Avec des trémolos dans la voix, Marisol Touraine, ministre de la Santé a salué les personnels de santé « héroïques », en ouvrant les derniers débats parlementaires sur la loi dite de « modernisation du système de santé ». Dans le même temps, la discussion sur le projet de loi de financement de la Sécurité sociale se termine elle aussi.
L’indécence de ce gouvernement n’a décidément aucune limite. Sa manière de remercier le service public de santé et ses professionnels qui ont fait face à une situation dramatique lors des attentats du 13 novembre... consiste à faire voter des lois qui détruisent un peu plus l’hôpital public. Les « héros » vantés par Touraine sont chaque jour plus malmenés, épuisés, et les textes défendus par le gouvernement vont encore aggraver la situation.
Quant à la droite parlementaire, si elle dénonce l’utilisation de l’état d’urgence, pour « passer en force » et interdire les manifestations… c’est uniquement quand il s’agit de sa clientèle de médecins libéraux mobilisés contre le tiers payant.
Le Sénat, passé à droite, avait en septembre revu à sa façon la loi Touraine, mais il n’en avait bien sûr pas remis en cause les aspects fondamentaux. Et pour cause : dans la foulée de la loi Bachelot, ce texte poursuit la réorganisation du système de soins, en réduisant la place de l’hôpital public et en lui substituant des dispositifs privés commerciaux, libéraux ou associatifs. Le Sénat avait supprimé l’instauration du tiers payant prévu d’ici 2017. Il soutenait ainsi la mobilisation réactionnaire des syndicats de médecins libéraux scandaleusement opposés à une mesure qui devrait permettre, même si elle est loin de tout résoudre, d’améliorer l’accès aux soins, en dispensant les malades de l’avance du prix des consultations.

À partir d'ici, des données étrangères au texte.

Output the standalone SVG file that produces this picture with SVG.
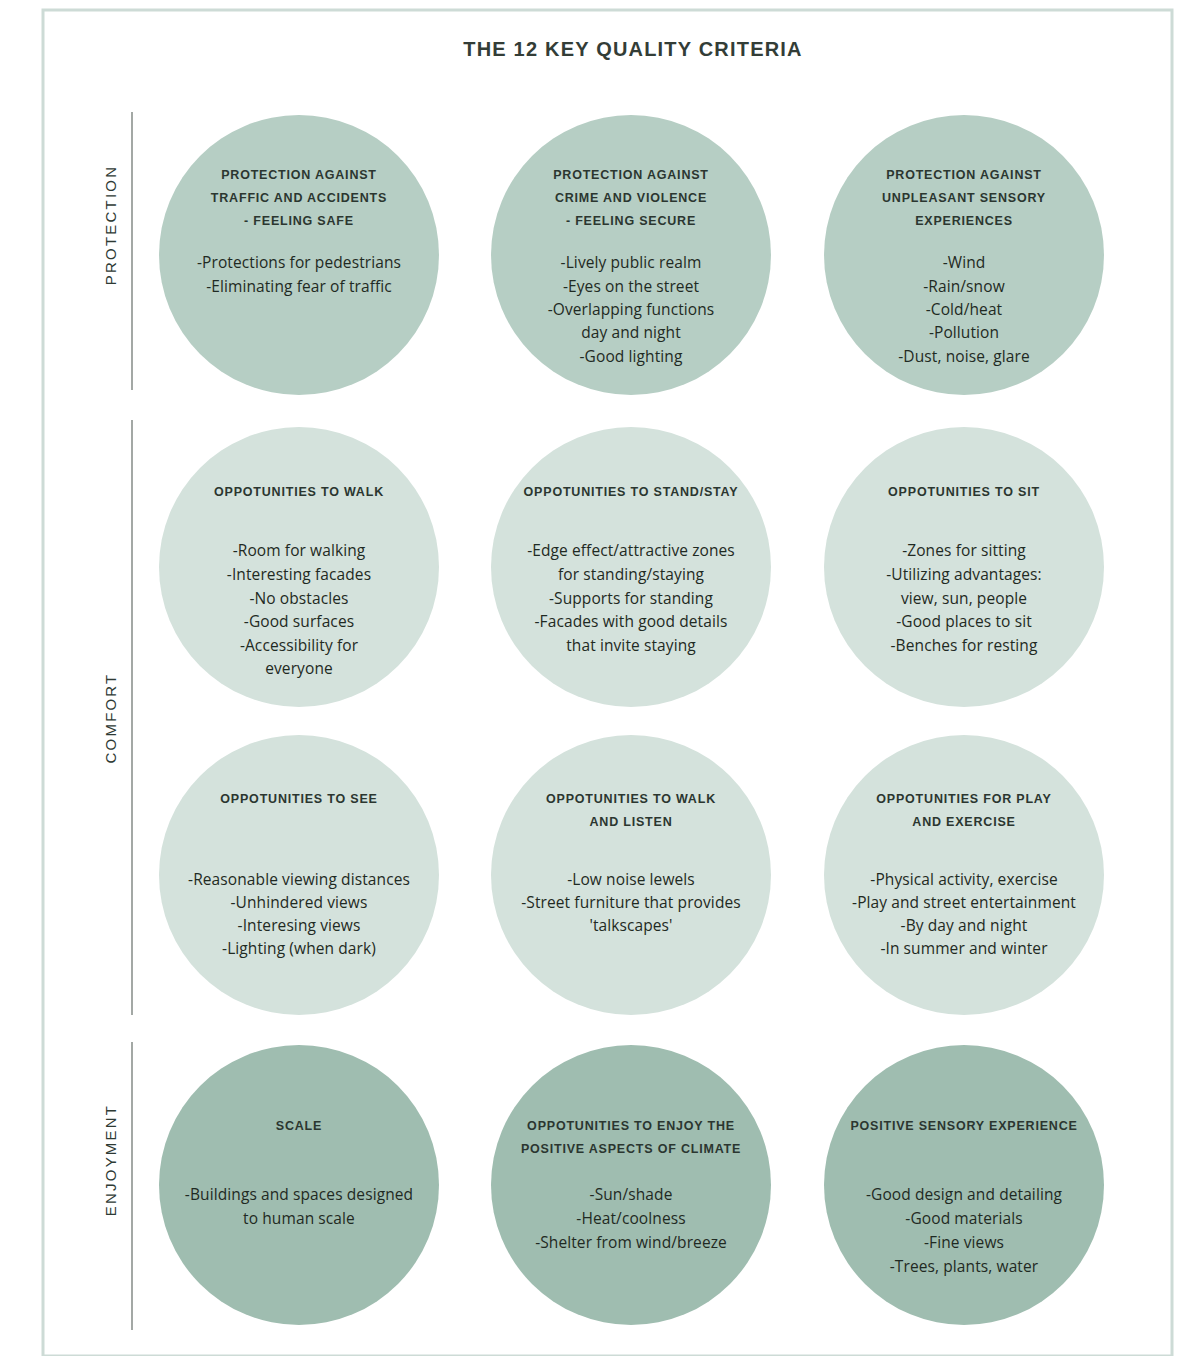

Privatisation et restructuration
Dans l’optique du gouvernement, la fonction de ce nouveau passage devant l’Assemblée nationale est de rétablir les dispositions supprimées par le Sénat pour revenir au texte voté en avril. A cette occasion, les syndicats de médecins libéraux avaient décidé le 13 novembre un « vendredi noir » qui devait marquer une nouvelle offensive contre le tiers payant, offensive interrompue suite aux attentats et à l’instauration de l’état d’urgence.
Le texte va être adopté rapidement. Il donnera au gouvernement de nouveaux moyens pour privatiser la Sécurité sociale (la loi supprime la distinction entre la Sécu et les assurances complémentaire). Les restructurations hospitalières vont être accélérées par l’obligation faite aux hôpitaux publics de se regrouper au sein d’un « Groupement hospitalier de territoire » auquel pourront adhérer les cliniques privées si elles jugent l’opération juteuse. Enfin, la seule disposition positive introduite par les députés en avril, la suppression du réactionnaire Ordre infirmier, abrogée par le Sénat, n’est pas rétablie...
Le gouvernement a donc désormais les mains libres pour passer à la vitesse supérieure, car si le Pacte de responsabilité est remis en cause pour la police, l’armée et le tout sécuritaire, pour Hollande, Valls et Touraine, il n’est évidemment pas question d’y toucher dans la santé. Tel est le but du projet de loi de financement de la Sécurité sociale pour 2016 qui sera adopté, lui aussi dans le silence pesant de l’état d’urgence, dans les jours qui viennent. Au nom de la « lutte contre le déficit », il limite les dépenses de santé à un niveau jamais vu (voir l’Anticapitaliste n°306).
Malgré un contexte difficile, la mobilisation reste donc plus que jamais à l’ordre du jour.